To do
Pull every line holding the string "that" from the records below.

## Start

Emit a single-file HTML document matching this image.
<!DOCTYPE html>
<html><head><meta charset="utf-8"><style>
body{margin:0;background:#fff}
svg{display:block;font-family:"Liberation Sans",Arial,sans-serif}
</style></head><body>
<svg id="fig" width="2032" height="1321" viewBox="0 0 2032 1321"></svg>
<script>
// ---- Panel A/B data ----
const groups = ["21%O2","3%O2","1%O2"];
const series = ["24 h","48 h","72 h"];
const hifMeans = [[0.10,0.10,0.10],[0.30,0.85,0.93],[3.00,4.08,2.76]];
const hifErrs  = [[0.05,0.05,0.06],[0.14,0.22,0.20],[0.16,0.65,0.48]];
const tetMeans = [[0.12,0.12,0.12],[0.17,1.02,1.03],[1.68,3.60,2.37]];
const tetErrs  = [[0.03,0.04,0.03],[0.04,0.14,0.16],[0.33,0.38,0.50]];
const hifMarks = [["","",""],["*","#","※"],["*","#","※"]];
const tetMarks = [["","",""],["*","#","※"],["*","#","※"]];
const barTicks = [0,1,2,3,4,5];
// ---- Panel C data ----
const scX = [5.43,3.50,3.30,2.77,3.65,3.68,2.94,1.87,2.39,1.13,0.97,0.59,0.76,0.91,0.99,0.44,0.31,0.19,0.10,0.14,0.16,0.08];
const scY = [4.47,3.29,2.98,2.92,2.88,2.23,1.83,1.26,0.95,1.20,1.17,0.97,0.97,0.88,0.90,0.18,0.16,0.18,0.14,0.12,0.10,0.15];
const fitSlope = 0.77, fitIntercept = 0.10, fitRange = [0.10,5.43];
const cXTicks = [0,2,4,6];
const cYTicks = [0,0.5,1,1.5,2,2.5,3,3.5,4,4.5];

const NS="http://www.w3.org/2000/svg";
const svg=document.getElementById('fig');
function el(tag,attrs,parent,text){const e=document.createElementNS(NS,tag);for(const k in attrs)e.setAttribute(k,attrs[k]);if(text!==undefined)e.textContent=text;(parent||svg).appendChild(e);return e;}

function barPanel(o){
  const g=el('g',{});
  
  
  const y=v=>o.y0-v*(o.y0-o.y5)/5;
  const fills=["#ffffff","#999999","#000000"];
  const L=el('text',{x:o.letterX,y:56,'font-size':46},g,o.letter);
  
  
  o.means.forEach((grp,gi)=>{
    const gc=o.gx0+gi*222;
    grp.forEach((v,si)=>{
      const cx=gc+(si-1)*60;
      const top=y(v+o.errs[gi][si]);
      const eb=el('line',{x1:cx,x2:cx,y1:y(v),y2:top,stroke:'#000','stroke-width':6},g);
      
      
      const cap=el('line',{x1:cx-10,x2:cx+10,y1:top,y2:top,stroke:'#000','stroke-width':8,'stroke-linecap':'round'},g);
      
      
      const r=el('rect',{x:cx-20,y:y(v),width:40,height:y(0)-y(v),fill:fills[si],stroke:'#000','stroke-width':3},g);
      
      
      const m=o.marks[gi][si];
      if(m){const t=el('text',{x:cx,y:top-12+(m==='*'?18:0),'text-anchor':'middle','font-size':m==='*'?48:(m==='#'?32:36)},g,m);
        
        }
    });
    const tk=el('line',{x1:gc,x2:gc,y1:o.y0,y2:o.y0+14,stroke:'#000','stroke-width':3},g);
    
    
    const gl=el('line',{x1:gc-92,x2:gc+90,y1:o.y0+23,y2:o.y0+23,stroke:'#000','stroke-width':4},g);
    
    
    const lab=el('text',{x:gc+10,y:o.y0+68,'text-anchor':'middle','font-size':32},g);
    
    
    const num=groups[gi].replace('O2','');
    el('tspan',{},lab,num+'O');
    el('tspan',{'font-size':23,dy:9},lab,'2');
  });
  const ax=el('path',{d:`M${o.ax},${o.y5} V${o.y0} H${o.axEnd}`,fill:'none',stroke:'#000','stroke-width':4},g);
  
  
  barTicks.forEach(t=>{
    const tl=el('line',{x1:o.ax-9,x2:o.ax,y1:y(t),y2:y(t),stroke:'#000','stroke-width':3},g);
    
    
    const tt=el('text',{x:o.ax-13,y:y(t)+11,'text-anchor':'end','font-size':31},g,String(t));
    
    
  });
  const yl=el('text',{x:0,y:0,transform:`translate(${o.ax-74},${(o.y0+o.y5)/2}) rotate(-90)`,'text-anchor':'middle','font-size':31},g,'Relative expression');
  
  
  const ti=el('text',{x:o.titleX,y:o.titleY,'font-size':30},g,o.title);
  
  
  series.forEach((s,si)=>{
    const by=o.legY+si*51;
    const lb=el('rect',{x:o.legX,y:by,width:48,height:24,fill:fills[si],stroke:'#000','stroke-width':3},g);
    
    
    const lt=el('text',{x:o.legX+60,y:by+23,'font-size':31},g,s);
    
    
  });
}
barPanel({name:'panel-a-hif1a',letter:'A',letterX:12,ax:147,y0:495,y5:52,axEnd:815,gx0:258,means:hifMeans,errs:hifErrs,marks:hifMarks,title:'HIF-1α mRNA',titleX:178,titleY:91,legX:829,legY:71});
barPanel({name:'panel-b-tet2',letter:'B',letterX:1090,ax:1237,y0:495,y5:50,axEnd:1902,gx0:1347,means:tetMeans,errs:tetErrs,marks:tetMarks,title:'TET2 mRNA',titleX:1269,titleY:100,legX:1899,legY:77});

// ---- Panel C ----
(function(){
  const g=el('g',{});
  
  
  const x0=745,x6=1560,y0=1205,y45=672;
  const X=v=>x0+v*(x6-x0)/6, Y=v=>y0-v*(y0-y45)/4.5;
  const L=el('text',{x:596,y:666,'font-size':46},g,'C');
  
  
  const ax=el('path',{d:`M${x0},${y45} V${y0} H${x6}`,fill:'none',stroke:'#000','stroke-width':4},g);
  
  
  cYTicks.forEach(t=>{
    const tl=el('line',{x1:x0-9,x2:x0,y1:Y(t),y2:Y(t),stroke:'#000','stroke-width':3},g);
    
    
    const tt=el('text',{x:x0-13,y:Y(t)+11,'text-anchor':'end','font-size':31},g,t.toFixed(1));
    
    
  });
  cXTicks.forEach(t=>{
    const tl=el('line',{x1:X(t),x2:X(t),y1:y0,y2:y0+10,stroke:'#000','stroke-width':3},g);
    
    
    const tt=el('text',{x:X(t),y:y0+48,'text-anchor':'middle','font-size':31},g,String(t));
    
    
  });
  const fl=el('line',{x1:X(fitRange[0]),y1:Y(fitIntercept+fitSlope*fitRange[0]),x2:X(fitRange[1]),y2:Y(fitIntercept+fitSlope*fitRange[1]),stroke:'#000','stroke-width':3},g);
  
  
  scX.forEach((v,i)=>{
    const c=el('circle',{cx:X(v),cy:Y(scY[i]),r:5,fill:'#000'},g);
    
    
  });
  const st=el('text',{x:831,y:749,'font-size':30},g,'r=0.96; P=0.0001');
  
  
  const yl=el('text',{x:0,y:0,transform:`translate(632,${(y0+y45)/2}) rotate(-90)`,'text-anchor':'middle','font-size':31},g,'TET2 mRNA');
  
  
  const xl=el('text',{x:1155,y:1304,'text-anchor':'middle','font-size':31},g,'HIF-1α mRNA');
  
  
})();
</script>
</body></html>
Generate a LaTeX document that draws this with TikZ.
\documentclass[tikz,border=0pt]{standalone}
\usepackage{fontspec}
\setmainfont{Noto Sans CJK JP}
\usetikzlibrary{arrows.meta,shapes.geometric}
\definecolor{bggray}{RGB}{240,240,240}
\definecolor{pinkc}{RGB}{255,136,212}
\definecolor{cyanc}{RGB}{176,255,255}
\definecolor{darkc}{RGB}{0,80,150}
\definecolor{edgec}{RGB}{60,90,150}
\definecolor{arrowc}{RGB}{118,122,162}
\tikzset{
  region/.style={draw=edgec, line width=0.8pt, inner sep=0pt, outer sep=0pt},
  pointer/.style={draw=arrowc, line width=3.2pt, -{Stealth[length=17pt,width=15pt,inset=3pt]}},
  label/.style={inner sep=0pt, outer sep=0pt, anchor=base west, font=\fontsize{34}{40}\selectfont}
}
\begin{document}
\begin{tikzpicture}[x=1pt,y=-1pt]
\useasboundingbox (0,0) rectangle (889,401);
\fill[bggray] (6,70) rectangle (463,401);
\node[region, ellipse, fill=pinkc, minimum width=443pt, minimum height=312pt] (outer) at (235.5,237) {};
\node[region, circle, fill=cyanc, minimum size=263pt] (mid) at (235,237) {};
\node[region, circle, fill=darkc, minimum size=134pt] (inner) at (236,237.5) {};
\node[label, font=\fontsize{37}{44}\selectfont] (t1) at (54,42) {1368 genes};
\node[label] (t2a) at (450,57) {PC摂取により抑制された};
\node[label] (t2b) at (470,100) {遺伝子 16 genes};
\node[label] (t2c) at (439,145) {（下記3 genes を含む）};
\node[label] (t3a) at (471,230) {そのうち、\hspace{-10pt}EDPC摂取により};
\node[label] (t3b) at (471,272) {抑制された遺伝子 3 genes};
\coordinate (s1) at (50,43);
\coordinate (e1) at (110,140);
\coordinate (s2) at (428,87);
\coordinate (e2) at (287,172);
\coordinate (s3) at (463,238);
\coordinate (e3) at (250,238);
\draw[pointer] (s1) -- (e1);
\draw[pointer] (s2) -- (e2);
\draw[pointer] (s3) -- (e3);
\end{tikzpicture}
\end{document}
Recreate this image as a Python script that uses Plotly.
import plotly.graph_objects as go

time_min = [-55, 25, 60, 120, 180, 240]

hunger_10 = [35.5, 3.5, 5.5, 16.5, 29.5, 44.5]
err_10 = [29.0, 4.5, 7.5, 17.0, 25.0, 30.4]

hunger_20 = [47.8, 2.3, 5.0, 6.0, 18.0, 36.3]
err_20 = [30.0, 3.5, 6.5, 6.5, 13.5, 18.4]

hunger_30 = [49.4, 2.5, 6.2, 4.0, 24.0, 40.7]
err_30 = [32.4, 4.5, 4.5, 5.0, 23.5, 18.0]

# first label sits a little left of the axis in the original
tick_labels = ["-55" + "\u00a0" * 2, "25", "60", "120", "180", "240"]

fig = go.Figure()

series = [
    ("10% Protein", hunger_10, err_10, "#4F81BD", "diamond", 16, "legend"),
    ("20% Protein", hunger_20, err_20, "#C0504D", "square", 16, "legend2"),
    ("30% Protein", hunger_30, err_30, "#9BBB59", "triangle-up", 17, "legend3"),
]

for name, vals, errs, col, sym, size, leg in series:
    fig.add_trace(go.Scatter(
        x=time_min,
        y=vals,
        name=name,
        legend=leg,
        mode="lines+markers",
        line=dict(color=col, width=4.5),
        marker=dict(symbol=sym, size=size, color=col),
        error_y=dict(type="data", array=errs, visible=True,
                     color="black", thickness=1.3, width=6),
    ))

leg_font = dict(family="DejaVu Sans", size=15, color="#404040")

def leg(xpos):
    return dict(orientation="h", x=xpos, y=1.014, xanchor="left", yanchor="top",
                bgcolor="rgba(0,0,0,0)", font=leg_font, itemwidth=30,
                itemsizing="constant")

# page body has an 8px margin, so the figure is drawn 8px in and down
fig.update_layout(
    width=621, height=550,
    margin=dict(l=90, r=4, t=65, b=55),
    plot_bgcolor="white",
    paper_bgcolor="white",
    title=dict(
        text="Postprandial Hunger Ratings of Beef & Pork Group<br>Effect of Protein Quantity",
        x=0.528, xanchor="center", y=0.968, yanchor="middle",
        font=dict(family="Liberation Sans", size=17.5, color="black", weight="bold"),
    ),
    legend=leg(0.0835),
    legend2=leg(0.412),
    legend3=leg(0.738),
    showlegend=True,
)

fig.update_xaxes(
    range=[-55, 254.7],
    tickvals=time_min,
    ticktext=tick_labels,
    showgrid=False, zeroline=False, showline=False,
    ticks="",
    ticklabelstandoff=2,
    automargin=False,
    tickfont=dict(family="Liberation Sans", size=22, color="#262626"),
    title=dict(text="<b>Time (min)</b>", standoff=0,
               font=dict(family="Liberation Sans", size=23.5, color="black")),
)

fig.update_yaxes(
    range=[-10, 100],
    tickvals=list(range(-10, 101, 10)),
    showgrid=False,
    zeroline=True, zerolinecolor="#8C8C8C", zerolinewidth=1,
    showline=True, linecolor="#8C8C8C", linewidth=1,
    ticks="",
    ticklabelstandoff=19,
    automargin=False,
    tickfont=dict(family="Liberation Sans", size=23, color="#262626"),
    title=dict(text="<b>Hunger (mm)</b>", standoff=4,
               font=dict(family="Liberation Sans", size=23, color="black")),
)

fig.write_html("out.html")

## End

Result for this exercise
Generate a LaTeX document that draws this with TikZ.
Recreate this image as a Python script that uses Plotly.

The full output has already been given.